> [Do this]:
In the entries below, repeat only the lines between those holding "Reproduce this chart with Plotly." and "import plotly.graph_objects as go", inclusive. Leave pictures out.

> [Entries supplied]:
begin
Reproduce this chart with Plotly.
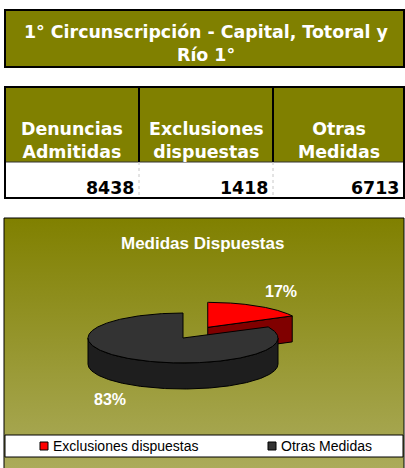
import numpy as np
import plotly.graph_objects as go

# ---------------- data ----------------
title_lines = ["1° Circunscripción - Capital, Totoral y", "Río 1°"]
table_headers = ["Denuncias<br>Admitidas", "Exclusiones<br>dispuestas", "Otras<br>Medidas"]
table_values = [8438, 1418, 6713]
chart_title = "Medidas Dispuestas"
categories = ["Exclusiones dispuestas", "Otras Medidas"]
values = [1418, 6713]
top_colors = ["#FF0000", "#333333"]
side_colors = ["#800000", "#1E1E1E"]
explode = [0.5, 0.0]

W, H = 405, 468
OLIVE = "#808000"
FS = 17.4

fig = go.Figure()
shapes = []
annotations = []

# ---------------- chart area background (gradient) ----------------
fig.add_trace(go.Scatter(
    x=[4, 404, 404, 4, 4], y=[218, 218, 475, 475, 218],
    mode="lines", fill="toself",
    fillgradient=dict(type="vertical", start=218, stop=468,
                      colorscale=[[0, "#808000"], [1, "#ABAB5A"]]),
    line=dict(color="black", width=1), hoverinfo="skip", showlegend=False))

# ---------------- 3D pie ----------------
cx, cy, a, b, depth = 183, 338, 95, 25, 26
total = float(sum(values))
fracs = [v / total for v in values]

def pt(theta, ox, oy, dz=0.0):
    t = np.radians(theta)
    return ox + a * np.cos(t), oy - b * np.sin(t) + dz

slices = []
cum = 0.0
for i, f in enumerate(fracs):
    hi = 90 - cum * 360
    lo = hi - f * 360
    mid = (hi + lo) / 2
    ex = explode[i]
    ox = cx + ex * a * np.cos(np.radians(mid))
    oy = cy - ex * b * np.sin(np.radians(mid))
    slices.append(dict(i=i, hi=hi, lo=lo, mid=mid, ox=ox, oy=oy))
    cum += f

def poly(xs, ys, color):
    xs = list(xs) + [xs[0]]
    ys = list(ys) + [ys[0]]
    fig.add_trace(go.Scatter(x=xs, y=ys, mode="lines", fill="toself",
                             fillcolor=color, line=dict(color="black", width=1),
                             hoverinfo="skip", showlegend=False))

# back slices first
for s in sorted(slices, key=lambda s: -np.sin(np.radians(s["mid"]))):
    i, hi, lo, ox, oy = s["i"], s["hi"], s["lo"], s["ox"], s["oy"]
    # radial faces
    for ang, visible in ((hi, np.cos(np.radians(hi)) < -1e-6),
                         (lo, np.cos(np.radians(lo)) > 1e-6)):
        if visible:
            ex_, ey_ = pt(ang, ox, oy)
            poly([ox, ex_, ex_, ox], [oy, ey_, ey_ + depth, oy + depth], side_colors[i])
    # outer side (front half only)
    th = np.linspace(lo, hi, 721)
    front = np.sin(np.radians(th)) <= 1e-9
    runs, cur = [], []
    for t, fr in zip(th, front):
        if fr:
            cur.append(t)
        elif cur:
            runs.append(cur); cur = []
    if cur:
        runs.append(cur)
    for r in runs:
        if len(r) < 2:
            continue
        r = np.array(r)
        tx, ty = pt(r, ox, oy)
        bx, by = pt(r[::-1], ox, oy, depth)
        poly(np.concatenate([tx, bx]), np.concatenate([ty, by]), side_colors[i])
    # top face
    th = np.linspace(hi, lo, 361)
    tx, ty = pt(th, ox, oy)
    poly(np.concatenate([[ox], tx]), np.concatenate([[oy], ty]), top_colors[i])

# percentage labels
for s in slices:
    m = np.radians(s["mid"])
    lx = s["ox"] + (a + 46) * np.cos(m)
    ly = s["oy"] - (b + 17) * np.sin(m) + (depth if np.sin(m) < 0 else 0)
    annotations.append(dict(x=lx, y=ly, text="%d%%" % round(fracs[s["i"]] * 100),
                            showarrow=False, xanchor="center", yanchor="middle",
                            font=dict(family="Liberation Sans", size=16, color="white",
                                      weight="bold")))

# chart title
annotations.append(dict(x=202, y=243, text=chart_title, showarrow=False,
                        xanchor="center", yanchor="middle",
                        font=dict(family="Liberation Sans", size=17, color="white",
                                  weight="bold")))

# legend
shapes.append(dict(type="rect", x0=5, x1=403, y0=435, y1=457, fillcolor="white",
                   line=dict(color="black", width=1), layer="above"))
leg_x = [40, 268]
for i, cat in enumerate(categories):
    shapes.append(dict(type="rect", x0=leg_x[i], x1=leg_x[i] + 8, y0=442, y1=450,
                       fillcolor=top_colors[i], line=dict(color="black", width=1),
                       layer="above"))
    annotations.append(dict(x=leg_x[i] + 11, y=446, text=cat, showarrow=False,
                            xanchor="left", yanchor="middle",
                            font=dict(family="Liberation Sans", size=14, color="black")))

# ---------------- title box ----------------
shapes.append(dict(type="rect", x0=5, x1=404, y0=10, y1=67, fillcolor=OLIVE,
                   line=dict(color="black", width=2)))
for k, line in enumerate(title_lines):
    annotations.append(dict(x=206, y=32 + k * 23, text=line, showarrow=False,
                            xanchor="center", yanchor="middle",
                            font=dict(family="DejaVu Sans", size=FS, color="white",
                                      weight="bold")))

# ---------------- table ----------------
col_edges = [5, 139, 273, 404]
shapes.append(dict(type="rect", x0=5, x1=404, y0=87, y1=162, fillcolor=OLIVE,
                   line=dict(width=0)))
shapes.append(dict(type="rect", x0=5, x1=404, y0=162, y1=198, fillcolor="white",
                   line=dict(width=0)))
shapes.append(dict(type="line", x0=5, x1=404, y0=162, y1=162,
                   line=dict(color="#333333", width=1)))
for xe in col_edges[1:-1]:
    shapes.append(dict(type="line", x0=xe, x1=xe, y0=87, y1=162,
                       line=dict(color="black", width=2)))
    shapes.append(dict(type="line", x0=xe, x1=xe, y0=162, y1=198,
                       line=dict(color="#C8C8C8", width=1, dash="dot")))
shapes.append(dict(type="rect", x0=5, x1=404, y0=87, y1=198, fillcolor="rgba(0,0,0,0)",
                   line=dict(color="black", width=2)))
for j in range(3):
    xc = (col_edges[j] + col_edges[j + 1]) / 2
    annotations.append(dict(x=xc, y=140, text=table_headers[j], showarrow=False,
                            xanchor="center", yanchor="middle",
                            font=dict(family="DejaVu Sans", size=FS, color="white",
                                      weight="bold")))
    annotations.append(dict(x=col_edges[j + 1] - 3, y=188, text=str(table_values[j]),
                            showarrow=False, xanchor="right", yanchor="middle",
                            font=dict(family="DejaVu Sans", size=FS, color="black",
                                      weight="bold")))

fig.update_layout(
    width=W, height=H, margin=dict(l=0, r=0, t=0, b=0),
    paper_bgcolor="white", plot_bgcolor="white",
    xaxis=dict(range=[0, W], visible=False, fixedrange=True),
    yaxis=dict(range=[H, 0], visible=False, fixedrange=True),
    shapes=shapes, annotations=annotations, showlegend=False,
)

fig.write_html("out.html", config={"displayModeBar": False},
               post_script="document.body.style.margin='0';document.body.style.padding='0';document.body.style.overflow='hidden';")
end
begin
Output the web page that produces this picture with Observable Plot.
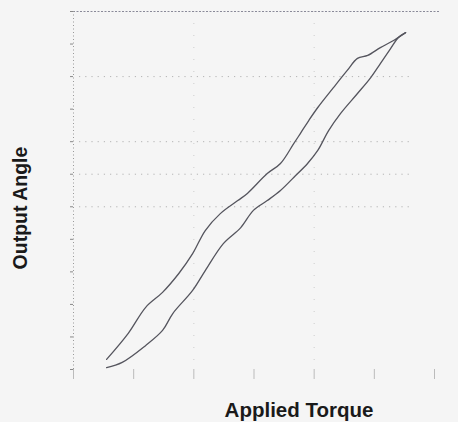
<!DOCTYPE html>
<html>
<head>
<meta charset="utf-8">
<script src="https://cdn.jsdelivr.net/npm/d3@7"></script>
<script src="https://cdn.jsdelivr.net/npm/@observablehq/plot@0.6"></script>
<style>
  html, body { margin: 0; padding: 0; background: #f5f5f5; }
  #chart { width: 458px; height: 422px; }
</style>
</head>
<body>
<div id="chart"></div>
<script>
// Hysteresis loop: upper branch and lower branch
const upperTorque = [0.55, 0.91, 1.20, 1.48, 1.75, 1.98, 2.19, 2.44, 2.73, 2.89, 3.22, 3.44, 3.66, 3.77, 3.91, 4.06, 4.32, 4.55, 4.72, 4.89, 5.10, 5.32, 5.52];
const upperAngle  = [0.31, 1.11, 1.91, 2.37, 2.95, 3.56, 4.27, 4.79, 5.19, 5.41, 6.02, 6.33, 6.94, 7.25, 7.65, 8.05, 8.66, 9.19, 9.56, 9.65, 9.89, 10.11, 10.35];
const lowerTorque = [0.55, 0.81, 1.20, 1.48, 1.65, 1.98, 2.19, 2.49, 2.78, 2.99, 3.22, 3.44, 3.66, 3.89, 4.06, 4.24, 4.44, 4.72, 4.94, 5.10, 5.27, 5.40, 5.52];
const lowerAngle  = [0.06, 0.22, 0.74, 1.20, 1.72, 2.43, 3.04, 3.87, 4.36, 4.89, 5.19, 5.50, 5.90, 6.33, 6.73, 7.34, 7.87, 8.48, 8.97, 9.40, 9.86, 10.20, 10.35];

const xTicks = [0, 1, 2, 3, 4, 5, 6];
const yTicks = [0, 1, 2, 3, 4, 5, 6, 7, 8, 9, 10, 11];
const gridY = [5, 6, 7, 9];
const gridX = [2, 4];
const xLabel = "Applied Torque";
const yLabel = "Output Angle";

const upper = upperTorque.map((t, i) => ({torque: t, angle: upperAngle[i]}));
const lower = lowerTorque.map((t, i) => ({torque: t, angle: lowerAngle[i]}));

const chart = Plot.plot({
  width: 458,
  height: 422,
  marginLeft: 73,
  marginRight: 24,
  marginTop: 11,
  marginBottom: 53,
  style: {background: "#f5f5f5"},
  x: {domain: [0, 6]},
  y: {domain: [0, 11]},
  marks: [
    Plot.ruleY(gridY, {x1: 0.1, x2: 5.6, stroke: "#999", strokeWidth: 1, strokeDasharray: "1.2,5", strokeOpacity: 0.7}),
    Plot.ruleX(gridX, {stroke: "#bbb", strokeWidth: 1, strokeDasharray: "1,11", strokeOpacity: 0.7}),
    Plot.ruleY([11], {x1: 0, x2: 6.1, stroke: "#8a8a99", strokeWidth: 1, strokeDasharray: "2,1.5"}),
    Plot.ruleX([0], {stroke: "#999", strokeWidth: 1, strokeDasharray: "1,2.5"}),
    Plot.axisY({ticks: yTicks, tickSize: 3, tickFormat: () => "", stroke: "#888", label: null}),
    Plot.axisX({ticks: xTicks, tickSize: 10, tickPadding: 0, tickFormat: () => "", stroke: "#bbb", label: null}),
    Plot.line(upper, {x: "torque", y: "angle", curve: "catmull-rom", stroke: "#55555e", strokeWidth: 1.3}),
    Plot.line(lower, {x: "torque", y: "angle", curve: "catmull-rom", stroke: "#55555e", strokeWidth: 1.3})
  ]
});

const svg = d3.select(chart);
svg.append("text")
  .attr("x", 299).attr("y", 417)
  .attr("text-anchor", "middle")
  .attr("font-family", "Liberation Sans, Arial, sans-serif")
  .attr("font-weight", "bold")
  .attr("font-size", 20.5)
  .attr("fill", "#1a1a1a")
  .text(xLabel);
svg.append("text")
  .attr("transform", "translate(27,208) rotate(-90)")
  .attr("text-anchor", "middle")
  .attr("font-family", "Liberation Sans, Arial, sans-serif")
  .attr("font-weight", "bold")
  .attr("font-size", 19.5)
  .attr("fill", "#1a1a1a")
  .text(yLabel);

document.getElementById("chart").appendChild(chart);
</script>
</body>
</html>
end
> [Result]:
Reproduce this chart with Plotly.
import numpy as np
import plotly.graph_objects as go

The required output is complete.